:: DATA LINES

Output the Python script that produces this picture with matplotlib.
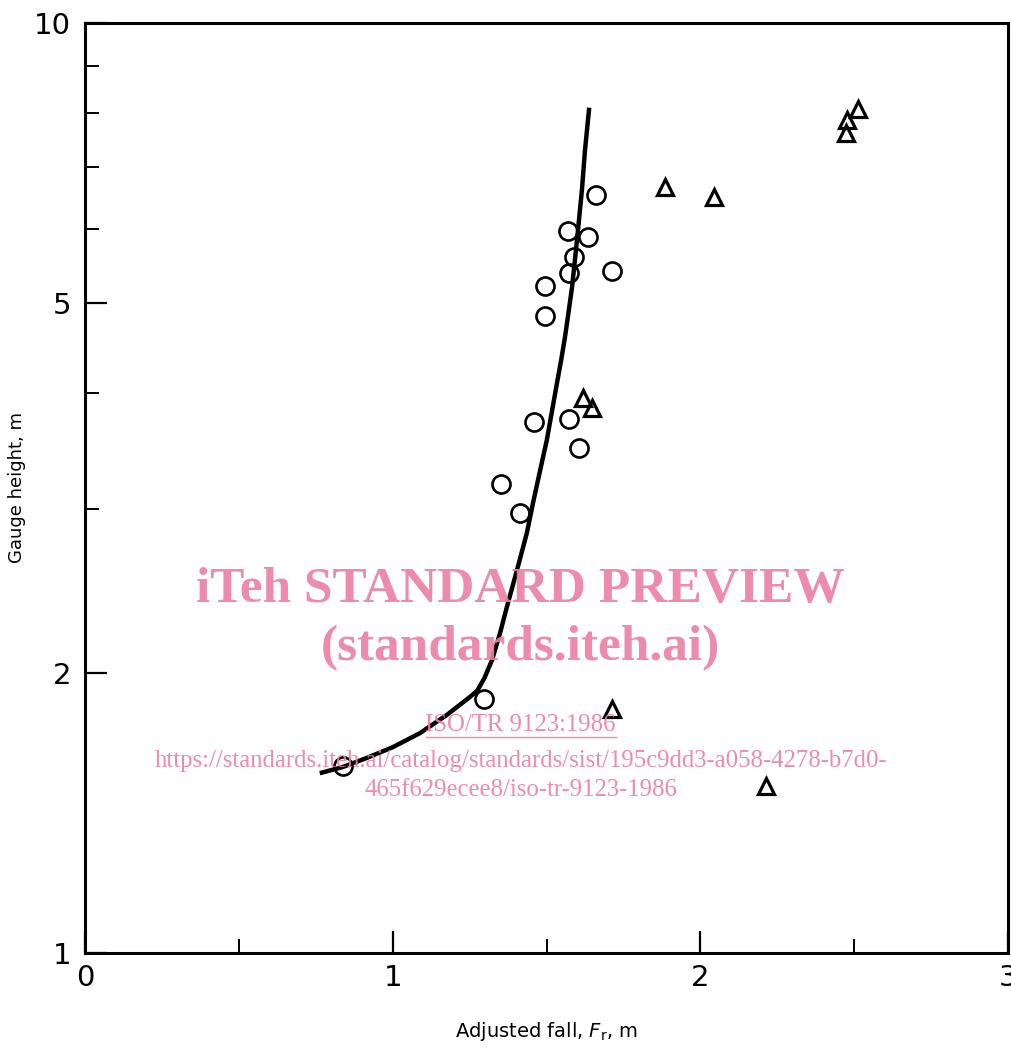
import numpy as np
import matplotlib.pyplot as plt
from matplotlib.ticker import FixedLocator, NullFormatter

# measured points, circles
circle_fall = [0.838, 1.297, 1.352, 1.414, 1.459, 1.573, 1.605, 1.495, 1.495,
               1.573, 1.589, 1.713, 1.570, 1.635, 1.661]
circle_gauge = [1.589, 1.876, 3.194, 2.972, 3.724, 3.752, 3.491, 4.842, 5.214,
                5.386, 5.603, 5.412, 5.975, 5.887, 6.531]

# measured points, triangles
tri_fall = [1.713, 2.213, 1.618, 1.648, 1.885, 2.044, 2.473, 2.476, 2.512]
tri_gauge = [1.830, 1.512, 3.953, 3.855, 6.664, 6.500, 7.615, 7.864, 8.082]

# fitted curve
curve_fall = [0.770, 0.838, 0.916, 1.001, 1.089, 1.176, 1.251, 1.275, 1.298,
              1.323, 1.349, 1.371, 1.404, 1.436, 1.456, 1.478, 1.501, 1.518,
              1.534, 1.548, 1.560, 1.572, 1.583, 1.599, 1.615, 1.625, 1.638]
curve_gauge = [1.563, 1.585, 1.621, 1.665, 1.724, 1.803, 1.885, 1.915, 1.975,
               2.066, 2.209, 2.355, 2.581, 2.829, 3.047, 3.290, 3.562, 3.830,
               4.102, 4.350, 4.597, 4.900, 5.202, 5.843, 6.613, 7.302, 8.064]

x_major = [0, 1, 2, 3]
x_minor = [0.5, 1.5, 2.5]
y_major = [1, 2, 5, 10]
y_minor = [3, 4, 6, 7, 8, 9]

pink = '#ec7fa3'

fig = plt.figure(figsize=(10.11, 10.49), dpi=100)
ax = fig.add_axes([0.0841, 0.0915, 0.913, 0.8866])

ax.plot(curve_fall, curve_gauge, color='black', lw=3.2, solid_joinstyle='round', zorder=3)
ax.plot(circle_fall, circle_gauge, 'o', ms=13, mfc='none', mec='black', mew=1.9, zorder=4)
ax.plot(tri_fall, tri_gauge, '^', ms=11.5, mfc='none', mec='black', mew=2.3, zorder=4)

ax.set_yscale('log')
ax.set_xlim(0, 3)
ax.set_ylim(1, 10)

ax.xaxis.set_major_locator(FixedLocator(x_major))
ax.xaxis.set_minor_locator(FixedLocator(x_minor))
ax.yaxis.set_major_locator(FixedLocator(y_major))
ax.yaxis.set_minor_locator(FixedLocator(y_minor))
ax.yaxis.set_minor_formatter(NullFormatter())
ax.set_xticklabels([str(v) for v in x_major])
ax.set_yticklabels([str(v) for v in y_major])

ax.tick_params(which='major', direction='in', length=16, width=1.6, pad=10)
ax.tick_params(which='minor', direction='in', length=10, width=1.4)
ax.tick_params(axis='x', which='major', pad=8)
for lab in ax.get_xticklabels() + ax.get_yticklabels():
    lab.set_fontsize(21)

for side in ['top', 'right', 'left', 'bottom']:
    ax.spines[side].set_linewidth(2.2)

ax.set_xlabel('Adjusted fall, $F_\\mathrm{r}$, m', fontsize=14)
ax.xaxis.set_label_coords(0.5, -0.072)
ax.set_ylabel('Gauge height, m', fontsize=13)
ax.yaxis.set_label_coords(-0.064, 0.5)

# watermark
fig.text(0.515, 0.438, 'iTeh STANDARD PREVIEW', color=pink, fontsize=37,
         family='Liberation Serif', weight='bold', ha='center', va='center', alpha=0.9, zorder=10)
fig.text(0.515, 0.382, '(standards.iteh.ai)', color=pink, fontsize=37,
         family='Liberation Serif', weight='bold', ha='center', va='center', alpha=0.9, zorder=10)
fig.text(0.515, 0.309, 'ISO/TR 9123:1986', color=pink, fontsize=17.8,
         family='Liberation Serif', ha='center', va='center', alpha=0.9, zorder=10)
fig.lines.append(plt.Line2D([0.421, 0.609], [0.297, 0.297], color=pink, lw=1,
                            transform=fig.transFigure, alpha=0.9))
fig.text(0.515, 0.275, 'https://standards.iteh.ai/catalog/standards/sist/195c9dd3-a058-4278-b7d0-',
         color=pink, fontsize=17.8, family='Liberation Serif', ha='center', va='center', alpha=0.9, zorder=10)
fig.text(0.515, 0.247, '465f629ecee8/iso-tr-9123-1986', color=pink, fontsize=17.8,
         family='Liberation Serif', ha='center', va='center', alpha=0.9, zorder=10)

fig.savefig('out.png', dpi=100)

::::

- STATED GOAL
Return the listing above in full and without alteration, excluding its pictures.

- SOLUTION
Output the Python script that produces this picture with matplotlib.
import numpy as np
import matplotlib.pyplot as plt
from matplotlib.ticker import FixedLocator, NullFormatter

# measured points, circles
circle_fall = [0.838, 1.297, 1.352, 1.414, 1.459, 1.573, 1.605, 1.495, 1.495,
               1.573, 1.589, 1.713, 1.570, 1.635, 1.661]
circle_gauge = [1.589, 1.876, 3.194, 2.972, 3.724, 3.752, 3.491, 4.842, 5.214,
                5.386, 5.603, 5.412, 5.975, 5.887, 6.531]

# measured points, triangles
tri_fall = [1.713, 2.213, 1.618, 1.648, 1.885, 2.044, 2.473, 2.476, 2.512]
tri_gauge = [1.830, 1.512, 3.953, 3.855, 6.664, 6.500, 7.615, 7.864, 8.082]

# fitted curve
curve_fall = [0.770, 0.838, 0.916, 1.001, 1.089, 1.176, 1.251, 1.275, 1.298,
              1.323, 1.349, 1.371, 1.404, 1.436, 1.456, 1.478, 1.501, 1.518,
              1.534, 1.548, 1.560, 1.572, 1.583, 1.599, 1.615, 1.625, 1.638]
curve_gauge = [1.563, 1.585, 1.621, 1.665, 1.724, 1.803, 1.885, 1.915, 1.975,
               2.066, 2.209, 2.355, 2.581, 2.829, 3.047, 3.290, 3.562, 3.830,
               4.102, 4.350, 4.597, 4.900, 5.202, 5.843, 6.613, 7.302, 8.064]

x_major = [0, 1, 2, 3]
x_minor = [0.5, 1.5, 2.5]
y_major = [1, 2, 5, 10]
y_minor = [3, 4, 6, 7, 8, 9]

pink = '#ec7fa3'

fig = plt.figure(figsize=(10.11, 10.49), dpi=100)
ax = fig.add_axes([0.0841, 0.0915, 0.913, 0.8866])

ax.plot(curve_fall, curve_gauge, color='black', lw=3.2, solid_joinstyle='round', zorder=3)
ax.plot(circle_fall, circle_gauge, 'o', ms=13, mfc='none', mec='black', mew=1.9, zorder=4)
ax.plot(tri_fall, tri_gauge, '^', ms=11.5, mfc='none', mec='black', mew=2.3, zorder=4)

ax.set_yscale('log')
ax.set_xlim(0, 3)
ax.set_ylim(1, 10)

ax.xaxis.set_major_locator(FixedLocator(x_major))
ax.xaxis.set_minor_locator(FixedLocator(x_minor))
ax.yaxis.set_major_locator(FixedLocator(y_major))
ax.yaxis.set_minor_locator(FixedLocator(y_minor))
ax.yaxis.set_minor_formatter(NullFormatter())
ax.set_xticklabels([str(v) for v in x_major])
ax.set_yticklabels([str(v) for v in y_major])

ax.tick_params(which='major', direction='in', length=16, width=1.6, pad=10)
ax.tick_params(which='minor', direction='in', length=10, width=1.4)
ax.tick_params(axis='x', which='major', pad=8)
for lab in ax.get_xticklabels() + ax.get_yticklabels():
    lab.set_fontsize(21)

for side in ['top', 'right', 'left', 'bottom']:
    ax.spines[side].set_linewidth(2.2)

ax.set_xlabel('Adjusted fall, $F_\\mathrm{r}$, m', fontsize=14)
ax.xaxis.set_label_coords(0.5, -0.072)
ax.set_ylabel('Gauge height, m', fontsize=13)
ax.yaxis.set_label_coords(-0.064, 0.5)

# watermark
fig.text(0.515, 0.438, 'iTeh STANDARD PREVIEW', color=pink, fontsize=37,
         family='Liberation Serif', weight='bold', ha='center', va='center', alpha=0.9, zorder=10)
fig.text(0.515, 0.382, '(standards.iteh.ai)', color=pink, fontsize=37,
         family='Liberation Serif', weight='bold', ha='center', va='center', alpha=0.9, zorder=10)
fig.text(0.515, 0.309, 'ISO/TR 9123:1986', color=pink, fontsize=17.8,
         family='Liberation Serif', ha='center', va='center', alpha=0.9, zorder=10)
fig.lines.append(plt.Line2D([0.421, 0.609], [0.297, 0.297], color=pink, lw=1,
                            transform=fig.transFigure, alpha=0.9))
fig.text(0.515, 0.275, 'https://standards.iteh.ai/catalog/standards/sist/195c9dd3-a058-4278-b7d0-',
         color=pink, fontsize=17.8, family='Liberation Serif', ha='center', va='center', alpha=0.9, zorder=10)
fig.text(0.515, 0.247, '465f629ecee8/iso-tr-9123-1986', color=pink, fontsize=17.8,
         family='Liberation Serif', ha='center', va='center', alpha=0.9, zorder=10)

fig.savefig('out.png', dpi=100)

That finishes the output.